Politiche pubbliche e cultura del cibo
Una politica alimentare moderna non separa produzione e salute: promuove diete nutrienti, riduce sprechi, investe in suoli vivi e acque ben gestite, facilita l’innovazione digitale inclusiva e allinea gli incentivi verso pratiche rigenerative che migliorano resilienza e qualità. La cultura del cibo, coltivata attraverso educazione, musei, cucine locali e filiere corte, diventa infrastruttura civica, perché rende visibili le connessioni tra scelta individuale e bene comune, tra territorio e pianeta.

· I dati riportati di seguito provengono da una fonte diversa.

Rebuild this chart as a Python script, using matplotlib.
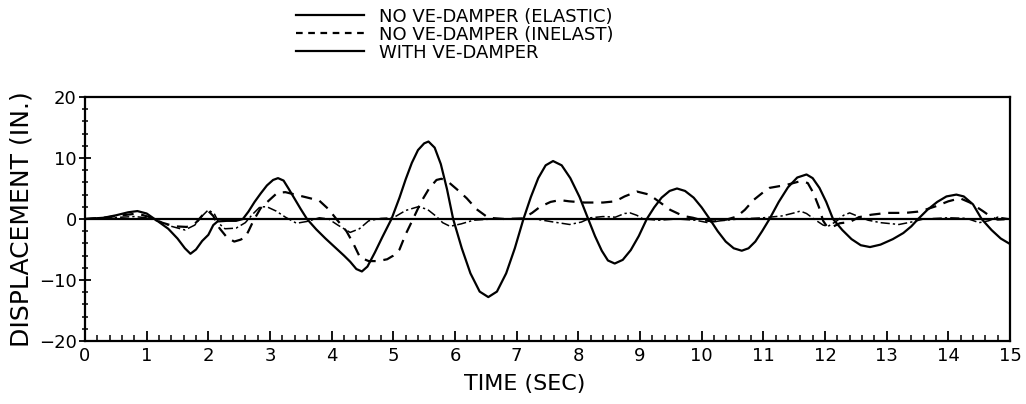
import numpy as np
import matplotlib.pyplot as plt
from matplotlib.lines import Line2D

# NO VE-DAMPER (ELASTIC)
t_el = [0, 0.3, 0.5, 0.7, 0.85, 1.0, 1.1, 1.2, 1.35, 1.5, 1.62, 1.71, 1.8, 1.9,
        2.0, 2.08, 2.15, 2.3, 2.45, 2.56, 2.65, 2.75, 2.85, 2.95, 3.05, 3.13,
        3.22, 3.3, 3.4, 3.5, 3.6, 3.75, 3.9, 4.05, 4.2, 4.3, 4.4, 4.49, 4.58,
        4.7, 4.82, 4.97, 5.1, 5.2, 5.3, 5.4, 5.5, 5.57, 5.67, 5.77, 5.87, 5.97,
        6.11, 6.25, 6.4, 6.54, 6.68, 6.83, 6.97, 7.11, 7.23, 7.35, 7.47, 7.59,
        7.73, 7.87, 8.02, 8.16, 8.27, 8.38, 8.48, 8.59, 8.72, 8.85, 8.98, 9.11,
        9.23, 9.35, 9.48, 9.6, 9.73, 9.87, 10.0, 10.13, 10.26, 10.39, 10.52,
        10.65, 10.76, 10.87, 10.98, 11.1, 11.25, 11.4, 11.55, 11.7, 11.8, 11.91,
        12.02, 12.13, 12.28, 12.43, 12.58, 12.73, 12.9, 13.1, 13.27, 13.4, 13.51,
        13.66, 13.82, 13.97, 14.13, 14.25, 14.4, 14.54, 14.7, 14.85, 15.0]
d_el = [0, 0.2, 0.6, 1.1, 1.3, 0.9, 0.2, -0.5, -1.6, -3.2, -4.8, -5.7, -5.0, -3.6,
        -2.6, -1.0, -0.4, -0.3, -0.3, 0.0, 1.2, 2.8, 4.2, 5.5, 6.4, 6.7,
        6.3, 5.0, 3.3, 1.6, 0.0, -1.7, -3.2, -4.6, -6.0, -7.0, -8.2, -8.6, -7.8,
        -5.5, -3.0, 0.0, 3.5, 6.5, 9.2, 11.3, 12.4, 12.7, 11.7, 9.0, 4.9, 0.0,
        -4.8, -8.9, -11.9, -12.8, -11.9, -8.9, -4.8, 0.0, 3.6, 6.7, 8.8, 9.5,
        8.8, 6.7, 3.6, 0.0, -2.8, -5.2, -6.8, -7.3, -6.7, -5.1, -2.8, 0.0,
        1.9, 3.5, 4.6, 5.0, 4.6, 3.5, 1.9, 0.0, -2.0, -3.7, -4.8,
        -5.2, -4.8, -3.7, -2.0, 0.0, 2.8, 5.2, 6.8, 7.3, 6.7, 5.1,
        2.8, 0.0, -1.8, -3.3, -4.3, -4.6, -4.2, -3.3, -2.3, -1.2, 0.0,
        1.5, 2.8, 3.7, 4.0, 3.7, 2.4, 0.0, -1.8, -3.2, -4.1]

# NO VE-DAMPER (INELAST)
t_in = [0, 0.3, 0.6, 0.85, 1.05, 1.25, 1.45, 1.65, 1.8, 1.92, 2.0, 2.08, 2.18,
        2.3, 2.42, 2.52, 2.6, 2.66, 2.73, 2.85, 3.0, 3.12, 3.25, 3.45, 3.65,
        3.8, 3.95, 4.1, 4.24, 4.35, 4.46, 4.6, 4.75, 4.9, 5.0, 5.1, 5.2, 5.32,
        5.45, 5.58, 5.7, 5.78, 5.9, 6.05, 6.19, 6.35, 6.54, 6.8, 7.1, 7.25,
        7.38, 7.55, 7.7, 7.85, 8.1, 8.4, 8.6, 8.75, 8.95, 9.15, 9.3, 9.49, 9.7,
        9.86, 10.0, 10.2, 10.4, 10.57, 10.7, 10.84, 11.0, 11.1, 11.38, 11.6,
        11.72, 11.81, 11.9, 11.97, 12.03, 12.12, 12.24, 12.4, 12.55, 12.75,
        13.0, 13.3, 13.5, 13.65, 13.8, 14.0, 14.19, 14.35, 14.47, 14.56, 14.7,
        14.8, 15.0]
d_in = [0, 0.2, 0.6, 0.9, 0.3, -0.6, -1.2, -1.3, -0.6, 0.8, 1.3, 0.5, -1.5,
        -3.0, -3.7, -3.4, -3.0, -1.8, -0.3, 1.8, 3.2, 4.3, 4.4, 3.9, 3.4,
        3.0, 1.6, -0.3, -2.0, -4.0, -6.3, -6.9, -6.9, -6.6, -6.0, -5.0, -2.5, 0.0,
        2.8, 5.0, 6.4, 6.6, 6.0, 4.7, 3.4, 1.6, 0.2, 0.0, 0.1, 1.0,
        2.0, 2.8, 3.1, 2.9, 2.7, 2.7, 2.9, 3.7, 4.5, 4.0, 2.9, 1.5, 0.5,
        0.2, -0.2, -0.4, -0.1, 0.4, 1.5, 3.1, 4.4, 5.1, 5.6, 6.2,
        5.9, 4.3, 2.0, -0.3, -1.2, -1.3, -0.7, -0.5, 0.3, 0.7,
        1.0, 1.0, 1.2, 1.6, 2.1, 2.9, 3.4, 2.7, 1.9, 1.3, 0.3,
        -0.1, 0.0]

# WITH VE-DAMPER
t_ve = [0, 0.4, 0.8, 1.0, 1.2, 1.4, 1.62, 1.78, 1.9, 2.0, 2.1, 2.18, 2.27, 2.45,
        2.6, 2.72, 2.84, 2.95, 3.1, 3.25, 3.43, 3.6, 3.8, 3.95, 4.1, 4.3, 4.45,
        4.6, 4.8, 5.0, 5.2, 5.4, 5.55, 5.7, 5.8, 5.92, 6.1, 6.3, 6.6, 7.0, 7.3,
        7.6, 7.86, 8.05, 8.2, 8.4, 8.6, 8.75, 8.84, 8.95, 9.05, 9.3, 9.6, 9.9,
        10.1, 10.3, 10.6, 11.0, 11.3, 11.5, 11.6, 11.7, 11.85, 11.97, 12.05,
        12.18, 12.3, 12.4, 12.52, 12.7, 12.9, 13.2, 13.4, 13.6, 14.0, 14.3, 14.5,
        14.65, 14.8, 15.0]
d_ve = [0, 0.2, 0.4, 0.2, -0.4, -1.2, -1.8, -1.0, 0.5, 1.5, 0.8, -0.8, -1.6, -1.5,
        -0.6, 0.8, 2.0, 2.0, 1.3, 0.3, -0.7, -0.4, 0.2, 0.0, -1.0, -2.2, -1.6,
        -0.3, 0.1, 0.2, 1.4, 2.0, 1.6, 0.4, -0.6, -1.2, -0.8, -0.2, 0.0, 0.0, 0.0,
        -0.5, -0.9, -0.5, 0.2, 0.4, 0.3, 0.9, 1.0, 0.6, 0.0, -0.2, 0.0, -0.2,
        -0.6, -0.3, 0.0, 0.2, 0.5, 1.0, 1.3, 0.9, -0.2, -1.0, -1.2,
        -0.4, 0.6, 1.0, 0.5, -0.2, -0.6, -0.9, -0.5, 0.0, 0.2, 0.1, -0.6,
        -0.3, 0.3, 0.0]

labels = ["NO VE-DAMPER (ELASTIC)", "NO VE-DAMPER (INELAST)", "WITH VE-DAMPER"]

fig = plt.figure(figsize=(10.26, 4.04), dpi=100)
ax = fig.add_axes([85 / 1026, 1 - 341 / 404, 925 / 1026, 244 / 404])

ax.axhline(0, color="k", lw=1.6)
ax.plot(t_el, d_el, color="k", lw=1.6)
ax.plot(t_in, d_in, color="k", lw=1.6, dashes=(5, 3.5))
ax.plot(t_ve, d_ve, color="k", lw=1.1, linestyle=(0, (6, 2, 1.5, 2)))

ax.set_xlim(0, 15)
ax.set_ylim(-20, 20)
ax.set_xticks(np.arange(0, 16, 1))
ax.set_xticks(np.arange(0, 15.01, 0.2), minor=True)
ax.set_yticks([-20, -10, 0, 10, 20])
ax.set_yticks(np.arange(-20, 20.1, 2), minor=True)
ax.tick_params(axis="x", which="major", direction="in", length=7, width=1.3,
               labelsize=13, pad=4)
ax.tick_params(axis="x", which="minor", direction="in", length=4, width=1.1)
ax.tick_params(axis="y", which="major", direction="inout", length=8, width=1.3,
               labelsize=13, pad=2)
ax.tick_params(axis="y", which="minor", direction="inout", length=5, width=1.1)
for s in ax.spines.values():
    s.set_linewidth(1.6)

ax.set_xlabel("TIME (SEC)", fontsize=16, va="center")
ax.xaxis.set_label_coords(0.475, -0.175)
ax.set_ylabel("DISPLACEMENT (IN.)", fontsize=18, labelpad=4)

handles = [Line2D([], [], color="k", lw=1.6),
           Line2D([], [], color="k", lw=1.6, dashes=(3, 2.5)),
           Line2D([], [], color="k", lw=1.6)]
fig.legend(handles, labels, loc="upper left", bbox_to_anchor=(283 / 1026, 1.012),
           frameon=False, fontsize=13, handlelength=3.8, handletextpad=0.8,
           labelspacing=0.0, borderpad=0.2)

fig.savefig("out.png", dpi=100)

Mattarella e Leone XIV, un’unica grammatica civile
Nel richiamo del Presidente Mattarella al senso del multilateralismo c’è la consapevolezza che le democrazie si misurano sulla protezione degli ultimi e sulla capacità di cooperare quando la tentazione del ripiegamento promette facili illusioni e produce danni duraturi. Nella denuncia profetica di Leone XIV, che definisce criminale l’uso della fame come arma, c’è la forza di una coscienza che pretende di rimettere al centro la persona e che chiede alla politica di scegliere il pane contro il ricatto, il diritto contro la paura.

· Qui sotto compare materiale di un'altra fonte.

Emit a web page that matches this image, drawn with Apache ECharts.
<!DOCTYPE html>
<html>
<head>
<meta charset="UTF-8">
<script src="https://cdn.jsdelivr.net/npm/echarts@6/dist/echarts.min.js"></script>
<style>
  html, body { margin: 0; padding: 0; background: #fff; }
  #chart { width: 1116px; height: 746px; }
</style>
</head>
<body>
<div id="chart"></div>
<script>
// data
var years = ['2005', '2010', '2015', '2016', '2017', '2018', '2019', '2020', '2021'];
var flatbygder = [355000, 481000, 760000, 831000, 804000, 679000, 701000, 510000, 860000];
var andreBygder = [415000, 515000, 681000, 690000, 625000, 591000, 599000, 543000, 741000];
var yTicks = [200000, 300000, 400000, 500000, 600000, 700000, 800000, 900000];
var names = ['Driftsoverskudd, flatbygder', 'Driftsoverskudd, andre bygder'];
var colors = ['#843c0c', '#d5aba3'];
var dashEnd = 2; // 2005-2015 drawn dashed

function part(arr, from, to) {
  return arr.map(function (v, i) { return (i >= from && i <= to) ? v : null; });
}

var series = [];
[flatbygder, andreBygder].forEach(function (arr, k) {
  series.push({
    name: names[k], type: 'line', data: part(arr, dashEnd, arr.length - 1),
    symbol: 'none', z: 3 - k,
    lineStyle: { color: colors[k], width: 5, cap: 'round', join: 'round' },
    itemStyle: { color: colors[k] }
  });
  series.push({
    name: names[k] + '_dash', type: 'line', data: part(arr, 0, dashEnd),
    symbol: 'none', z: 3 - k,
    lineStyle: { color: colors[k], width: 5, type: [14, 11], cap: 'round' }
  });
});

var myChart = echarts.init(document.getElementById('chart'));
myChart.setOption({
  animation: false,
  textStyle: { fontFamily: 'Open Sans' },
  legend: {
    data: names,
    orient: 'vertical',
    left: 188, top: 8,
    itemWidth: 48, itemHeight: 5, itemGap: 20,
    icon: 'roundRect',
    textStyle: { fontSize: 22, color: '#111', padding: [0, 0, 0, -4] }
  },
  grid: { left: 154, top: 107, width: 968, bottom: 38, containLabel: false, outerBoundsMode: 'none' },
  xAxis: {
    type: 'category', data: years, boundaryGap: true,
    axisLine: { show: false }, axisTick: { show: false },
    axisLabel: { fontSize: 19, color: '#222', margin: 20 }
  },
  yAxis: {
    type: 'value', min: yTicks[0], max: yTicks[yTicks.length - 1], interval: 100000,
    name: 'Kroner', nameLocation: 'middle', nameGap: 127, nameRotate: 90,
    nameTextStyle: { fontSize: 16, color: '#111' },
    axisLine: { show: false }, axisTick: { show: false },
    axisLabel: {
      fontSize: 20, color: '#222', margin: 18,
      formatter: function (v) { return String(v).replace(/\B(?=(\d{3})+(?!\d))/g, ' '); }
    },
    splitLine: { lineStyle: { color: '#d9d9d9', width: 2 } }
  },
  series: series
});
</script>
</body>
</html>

Che cosa significa agire ora
Agire significa tenere insieme umanitario e sviluppo, aprire varchi dove la fame è assedio, finanziare scuole e mense che acquistano dai produttori locali, sostenere donne e giovani come motori di resilienza, e fare della trasparenza dei dati la prima infrastruttura pubblica. Agire significa anche costruire fiducia: tra Stati che condividono scorte e informazioni sui mercati, tra città e campagne che ripensano approvvigionamenti e diete, tra generazioni che imparano nel fare, come nel percorso educativo del MuNe, a unire conoscenza, bellezza e responsabilità.
Conclusione
Gli 80 anni della FAO dicono che la fame non è destino, ma esito di scelte, e che scelte diverse sono possibili se si accetta la grammatica della cooperazione, l’umiltà dei dati e il coraggio delle riforme. Se è vero, come ammonisce Leone XIV, che usare la fame come arma è un crimine e, come ricorda Mattarella, che senza multilateralismo arretra la civiltà, allora questa ricorrenza è una chiamata a fare delle nostre istituzioni il luogo in cui indignazione morale e decisione politica diventano pane, diritti e pace.